**What is required:**
All lines from the top of the records below through the line holding "height = 430 - margin.top - margin.bottom;", and only those, should be printed exactly, minus the pictures.

**Material for this task:**
========================================

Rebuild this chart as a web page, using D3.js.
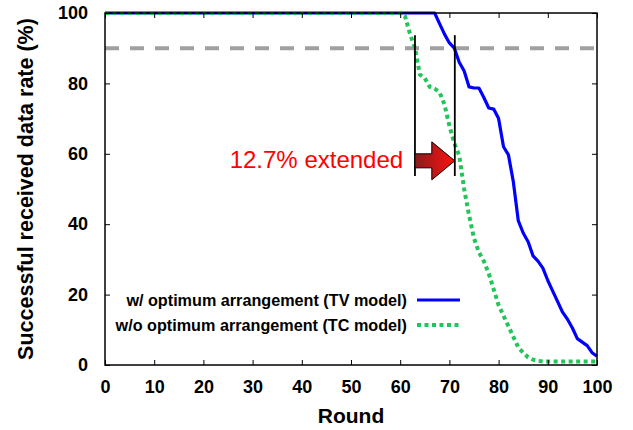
<!DOCTYPE html>
<html>
<head>
<meta charset="utf-8">
<script src="https://cdn.jsdelivr.net/npm/d3@7"></script>
<style>
  body { margin: 0; background: #fff; }
  text { font-family: "Liberation Sans", Arial, sans-serif; }
</style>
</head>
<body>
<div id="chart"></div>
<script>
// data
const tvPoints = [
  [0, 100], [66, 100], [67, 100], [68, 97], [69, 94], [70, 91.5], [71, 90],
  [72, 86], [73, 83.5], [74, 79], [75, 78.7], [76, 78.7], [77, 76], [78, 73],
  [79, 72.7], [80, 70], [81, 62], [82, 59.7], [83, 52], [84, 41], [85, 37.5],
  [86, 35], [87, 31], [88, 29.5], [89, 27.5], [90, 24], [91, 21], [92, 18],
  [93, 15], [94, 13], [95, 10.5], [96, 7.5], [97, 6.5], [98, 5.5], [99, 3.5],
  [100, 2.5]
];
const tcPoints = [
  [0, 100], [60, 100], [61, 99], [62, 94], [63, 90], [64, 82.5], [65, 81.5],
  [66, 79], [67, 78.5], [68, 77.5], [69, 74], [70, 68], [71, 63], [72, 59.5],
  [73, 50], [74, 42.5], [75, 36], [76, 32], [77, 29.5], [78, 26], [79, 21.5],
  [80, 17], [81, 14], [82, 11], [83, 8], [84, 5], [85, 3.5], [86, 2.2],
  [87, 1.5], [88, 1.2], [89, 1], [100, 1]
];
const seriesNames = [
  "w/ optimum arrangement (TV model)",
  "w/o optimum arrangement (TC model)"
];
const xTicks = d3.range(0, 101, 10);
const yTicks = d3.range(0, 101, 20);
const thresholdLevel = 90;
// annotation: marker lines at the two rounds where rate hits 90%
const markRounds = [63, 71.1];
const markSpan = [93.7, 53.7];
const arrowLevel = 58;
const annotText = "12.7% extended";

// set the dimensions and margins of the graph
const margin = { top: 13, right: 36, bottom: 65, left: 105 },
  width = 633 - margin.left - margin.right,
  height = 430 - margin.top - margin.bottom;

const svgRoot = d3
  .select("#chart")
  .append("svg")
  .attr("width", 633)
  .attr("height", 430);

const defs = svgRoot.append("defs");
const grad = defs.append("linearGradient").attr("id", "arrowGrad")
  .attr("x1", "0%").attr("x2", "100%").attr("y1", "0%").attr("y2", "0%");
grad.append("stop").attr("offset", "0%").attr("stop-color", "#8a1c1c");
grad.append("stop").attr("offset", "100%").attr("stop-color", "#ff1010");

const svg = svgRoot.append("g")
  .attr("transform", `translate(${margin.left}, ${margin.top})`);

const x = d3.scaleLinear().domain([0, 100]).range([0, width]);
const y = d3.scaleLinear().domain([0, 100]).range([height, 0]);

// threshold dashed line
svg.append("line")
  .attr("x1", x(0)).attr("x2", x(100))
  .attr("y1", y(thresholdLevel)).attr("y2", y(thresholdLevel))
  .attr("stroke", "#a0a0a0")
  .attr("stroke-width", 4)
  .attr("stroke-dasharray", "14,11");

const line = d3.line()
  .x(function (d) { return x(d[0]); })
  .y(function (d) { return y(d[1]); });

// blue solid line
svg.append("path")
  .datum(tvPoints)
  .attr("fill", "none")
  .attr("stroke", "#0000ff")
  .attr("stroke-width", 3.2)
  .attr("stroke-linejoin", "round")
  .attr("d", line);

// green dotted line
svg.append("path")
  .datum(tcPoints)
  .attr("fill", "none")
  .attr("stroke", "#22c55a")
  .attr("stroke-width", 4)
  .attr("stroke-dasharray", "4,3.5")
  .attr("d", line);

// marker lines
markRounds.forEach(function (r) {
  svg.append("line")
    .attr("x1", x(r)).attr("x2", x(r))
    .attr("y1", y(markSpan[0])).attr("y2", y(markSpan[1]))
    .attr("stroke", "#000")
    .attr("stroke-width", 1.8);
});

// arrow
const ax0 = x(markRounds[0]), ax1 = x(markRounds[1]), ay = y(arrowLevel);
const headW = 23, shaftH = 7, headH = 19;
svg.append("path")
  .attr("d", d3.line()([
    [ax0, ay - shaftH], [ax1 - headW, ay - shaftH], [ax1 - headW, ay - headH],
    [ax1, ay], [ax1 - headW, ay + headH], [ax1 - headW, ay + shaftH],
    [ax0, ay + shaftH]
  ]) + "Z")
  .attr("fill", "url(#arrowGrad)")
  .attr("stroke", "#000")
  .attr("stroke-width", 1);

svg.append("text")
  .attr("x", x(60.6))
  .attr("y", y(56))
  .attr("text-anchor", "end")
  .attr("fill", "#ff0000")
  .style("font-size", "24px")
  .text(annotText);

// frame
svg.append("rect")
  .attr("width", width).attr("height", height)
  .attr("fill", "none")
  .attr("stroke", "#000")
  .attr("stroke-width", 1.5);

// axes with inner ticks
const axisFont = function (g) {
  g.select(".domain").remove();
  g.selectAll("text")
    .style("font-size", "18px")
    .style("font-weight", "bold")
    .attr("fill", "#000");
};
svg.append("g")
  .attr("transform", `translate(0, ${height})`)
  .call(d3.axisBottom(x).tickValues(xTicks).tickSize(-5).tickPadding(15))
  .call(axisFont);
svg.append("g")
  .call(d3.axisLeft(y).tickValues(yTicks).tickSize(-5).tickPadding(17))
  .call(axisFont);
svg.append("g")
  .call(d3.axisTop(x).tickValues(xTicks).tickSize(-5).tickFormat(""))
  .call(function (g) { g.select(".domain").remove(); });
svg.append("g")
  .attr("transform", `translate(${width}, 0)`)
  .call(d3.axisRight(y).tickValues(yTicks).tickSize(-5).tickFormat(""))
  .call(function (g) { g.select(".domain").remove(); });

// axis titles
svg.append("text")
  .attr("x", x(50))
  .attr("y", height + 58)
  .attr("text-anchor", "middle")
  .style("font-size", "21px")
  .style("font-weight", "bold")
  .text("Round");

svg.append("text")
  .attr("transform", `translate(${-72}, ${height / 2}) rotate(-90)`)
  .attr("text-anchor", "middle")
  .style("font-size", "21.5px")
  .style("font-weight", "bold")
  .text("Successful received data rate (%)");

// legend
const legend = svg.append("g");
const legendStyles = [
  { stroke: "#0000ff", width: 3.2, dash: null },
  { stroke: "#22c55a", width: 4, dash: "4,3.5" }
];
seriesNames.forEach(function (name, i) {
  const ly = 287 + i * 25;
  legend.append("text")
    .attr("x", 302)
    .attr("y", ly + 6)
    .attr("text-anchor", "end")
    .style("font-size", "16.2px")
    .style("font-weight", "bold")
    .text(name);
  legend.append("line")
    .attr("x1", 312).attr("x2", 355)
    .attr("y1", ly).attr("y2", ly)
    .attr("stroke", legendStyles[i].stroke)
    .attr("stroke-width", legendStyles[i].width)
    .attr("stroke-dasharray", legendStyles[i].dash);
});
</script>
</body>
</html>
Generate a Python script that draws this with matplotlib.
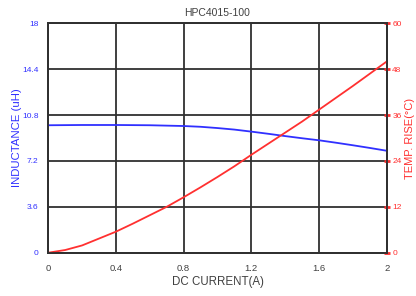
import matplotlib
matplotlib.use("Agg")
import matplotlib.pyplot as plt

plt.rcParams['font.family'] = ['Liberation Sans', 'DejaVu Sans']

# values
current = [0.0, 0.1, 0.2, 0.3, 0.4, 0.5, 0.6, 0.7, 0.8, 0.9, 1.0, 1.1, 1.2,
           1.3, 1.4, 1.5, 1.6, 1.7, 1.8, 1.9, 2.0]
inductance = [10.0, 10.01, 10.02, 10.02, 10.02, 10.01, 10.0, 9.97, 9.94, 9.88,
              9.78, 9.66, 9.5, 9.33, 9.15, 8.98, 8.82, 8.63, 8.43, 8.22, 8.0]
temp_rise = [0.0, 0.7, 1.9, 3.7, 5.5, 7.6, 9.8, 12.0, 14.5, 17.1, 19.8, 22.6,
             25.6, 28.5, 31.4, 34.3, 37.4, 40.5, 43.6, 46.8, 50.0]

x_ticks = [0, 0.4, 0.8, 1.2, 1.6, 2]
x_labels = ['0', '0.4', '0.8', '1.2', '1.6', '2']
l_ticks = [0, 3.6, 7.2, 10.8, 14.4, 18]
l_labels = ['0', '3.6', '7.2', '10.8', '14.4', '18']
r_ticks = [0, 12, 24, 36, 48, 60]

blue = '#3030ff'
red = '#ff3030'
grid_c = '#303030'
text_c = '#404040'

fig = plt.figure(figsize=(4.16, 2.96), dpi=100)
ax = fig.add_axes([0.116, 0.1463, 0.8135, 0.775])
ax2 = ax.twinx()

ax.set_xlim(0, 2)
ax.set_ylim(0, 18)
ax2.set_ylim(0, 60)

ax.set_xticks(x_ticks)
ax.set_xticklabels(x_labels)
ax.set_yticks(l_ticks)
ax.set_yticklabels(l_labels)
ax2.set_yticks(r_ticks)

ax.grid(True, color=grid_c, linewidth=1.3)
ax.set_axisbelow(True)
for a in (ax, ax2):
    for s in a.spines.values():
        s.set_color(grid_c)
        s.set_linewidth(1.3)

ax.tick_params(axis='x', length=0, pad=8, labelsize=6.8, labelcolor=text_c)
ax.tick_params(axis='y', length=0, pad=7, labelsize=6, labelcolor=blue)
ax2.tick_params(axis='y', direction='inout', length=4, width=2, color=red,
                pad=2, labelsize=6, labelcolor=red)

ax2.plot(current, temp_rise, color=red, linewidth=1.3)
ax.plot(current, inductance, color=blue, linewidth=1.3, zorder=3)

ax.set_title('HPC4015-100', fontsize=7.5, color=text_c, pad=5)
ax.set_xlabel('DC CURRENT(A)', fontsize=8.3, color=text_c, labelpad=2)
ax.set_ylabel('INDUCTANCE (uH)', fontsize=8.2, color=blue, va='center')
ax.yaxis.set_label_coords(-0.092, 0.5)
ax2.set_ylabel('TEMP. RISE(°C)', fontsize=8, color=red, va='center')
ax2.yaxis.set_label_coords(1.068, 0.5)

fig.savefig('out.png', dpi=100)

========================================

**Expected answer:**
Rebuild this chart as a web page, using D3.js.
<!DOCTYPE html>
<html>
<head>
<meta charset="utf-8">
<script src="https://cdn.jsdelivr.net/npm/d3@7"></script>
<style>
  body { margin: 0; background: #fff; }
  text { font-family: "Liberation Sans", Arial, sans-serif; }
</style>
</head>
<body>
<div id="chart"></div>
<script>
// data
const tvPoints = [
  [0, 100], [66, 100], [67, 100], [68, 97], [69, 94], [70, 91.5], [71, 90],
  [72, 86], [73, 83.5], [74, 79], [75, 78.7], [76, 78.7], [77, 76], [78, 73],
  [79, 72.7], [80, 70], [81, 62], [82, 59.7], [83, 52], [84, 41], [85, 37.5],
  [86, 35], [87, 31], [88, 29.5], [89, 27.5], [90, 24], [91, 21], [92, 18],
  [93, 15], [94, 13], [95, 10.5], [96, 7.5], [97, 6.5], [98, 5.5], [99, 3.5],
  [100, 2.5]
];
const tcPoints = [
  [0, 100], [60, 100], [61, 99], [62, 94], [63, 90], [64, 82.5], [65, 81.5],
  [66, 79], [67, 78.5], [68, 77.5], [69, 74], [70, 68], [71, 63], [72, 59.5],
  [73, 50], [74, 42.5], [75, 36], [76, 32], [77, 29.5], [78, 26], [79, 21.5],
  [80, 17], [81, 14], [82, 11], [83, 8], [84, 5], [85, 3.5], [86, 2.2],
  [87, 1.5], [88, 1.2], [89, 1], [100, 1]
];
const seriesNames = [
  "w/ optimum arrangement (TV model)",
  "w/o optimum arrangement (TC model)"
];
const xTicks = d3.range(0, 101, 10);
const yTicks = d3.range(0, 101, 20);
const thresholdLevel = 90;
// annotation: marker lines at the two rounds where rate hits 90%
const markRounds = [63, 71.1];
const markSpan = [93.7, 53.7];
const arrowLevel = 58;
const annotText = "12.7% extended";

// set the dimensions and margins of the graph
const margin = { top: 13, right: 36, bottom: 65, left: 105 },
  width = 633 - margin.left - margin.right,
  height = 430 - margin.top - margin.bottom;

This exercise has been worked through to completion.